I having some trouble understanding how mean and variance are be used in sampling rates and temporal rates (per unit of time).
Example
If I eg. wanted to evaluate car crashes per hours driven I would like to know how evaluate the expected crashes per hours driven and how dispersed the data is. For simplicity I'm assuming event independence.
Most of the observations will have 0 crashes so it is relevant to use the rate of crashes. On a population of drivers the rate can be calculated.
$ X_i = \text{crashes},t_i = \text{hours driven} $
$ \lambda_{pop} = E(X) = VAR(X) = \frac{\sum{X_i}}{\sum{t_i}} $
The amount of crashes in a certain amount of time driven would then reasonably follow a Poission process. However, the Poisson process lacks the insight on how crash rates are distributed across the population.
Sampling
Therefore my thought is to randomly sample the population into groups and with the central limit theorem represent the distribution as a normal distribution on the population.

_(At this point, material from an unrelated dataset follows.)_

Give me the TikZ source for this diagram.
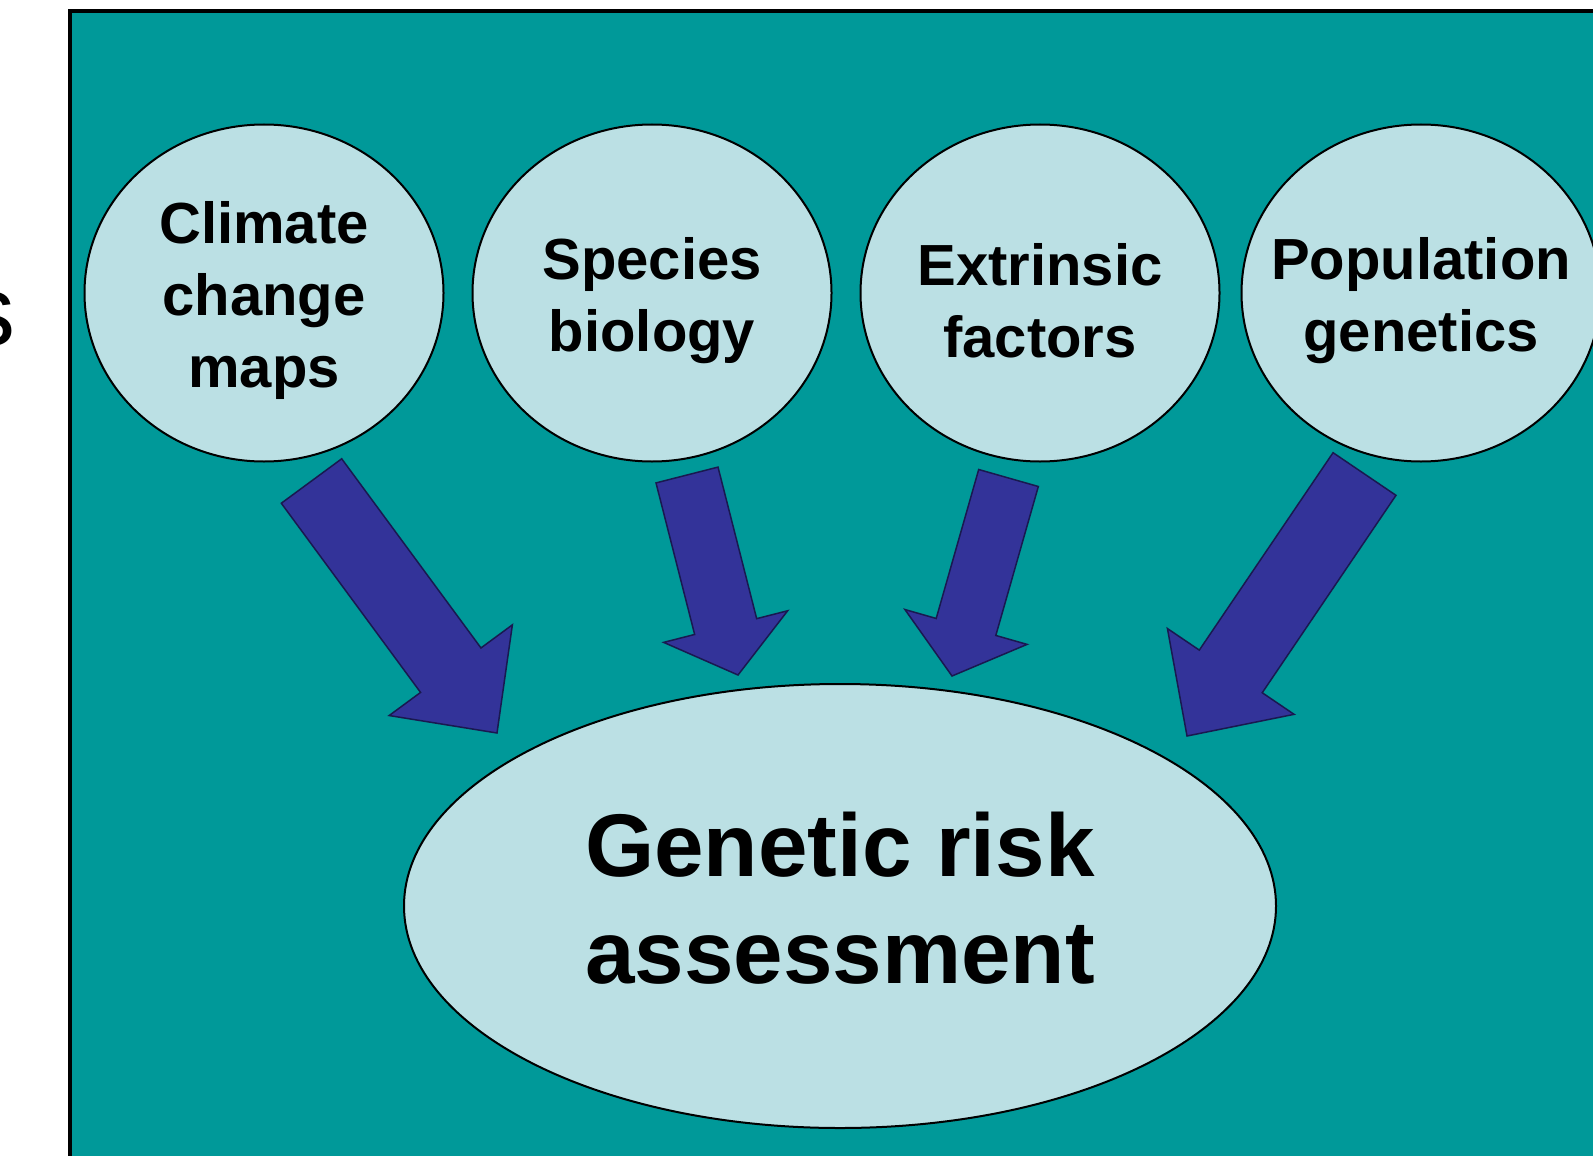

I think i understand sampling and ratios but struggling on the detail on how/if I should use them them in conjunction.
General Questions
Since I'm evaluating a ratio. Should i use the Harmonic mean for a more representative average on population/samples?
Should i use total hours driven or sample size as sampling weights?
Does the central limit theorem hold/fail with my assumptions?
In conclusion
I'm looking for similar problems to get inspiration on my problem and sanity checking my assumptions.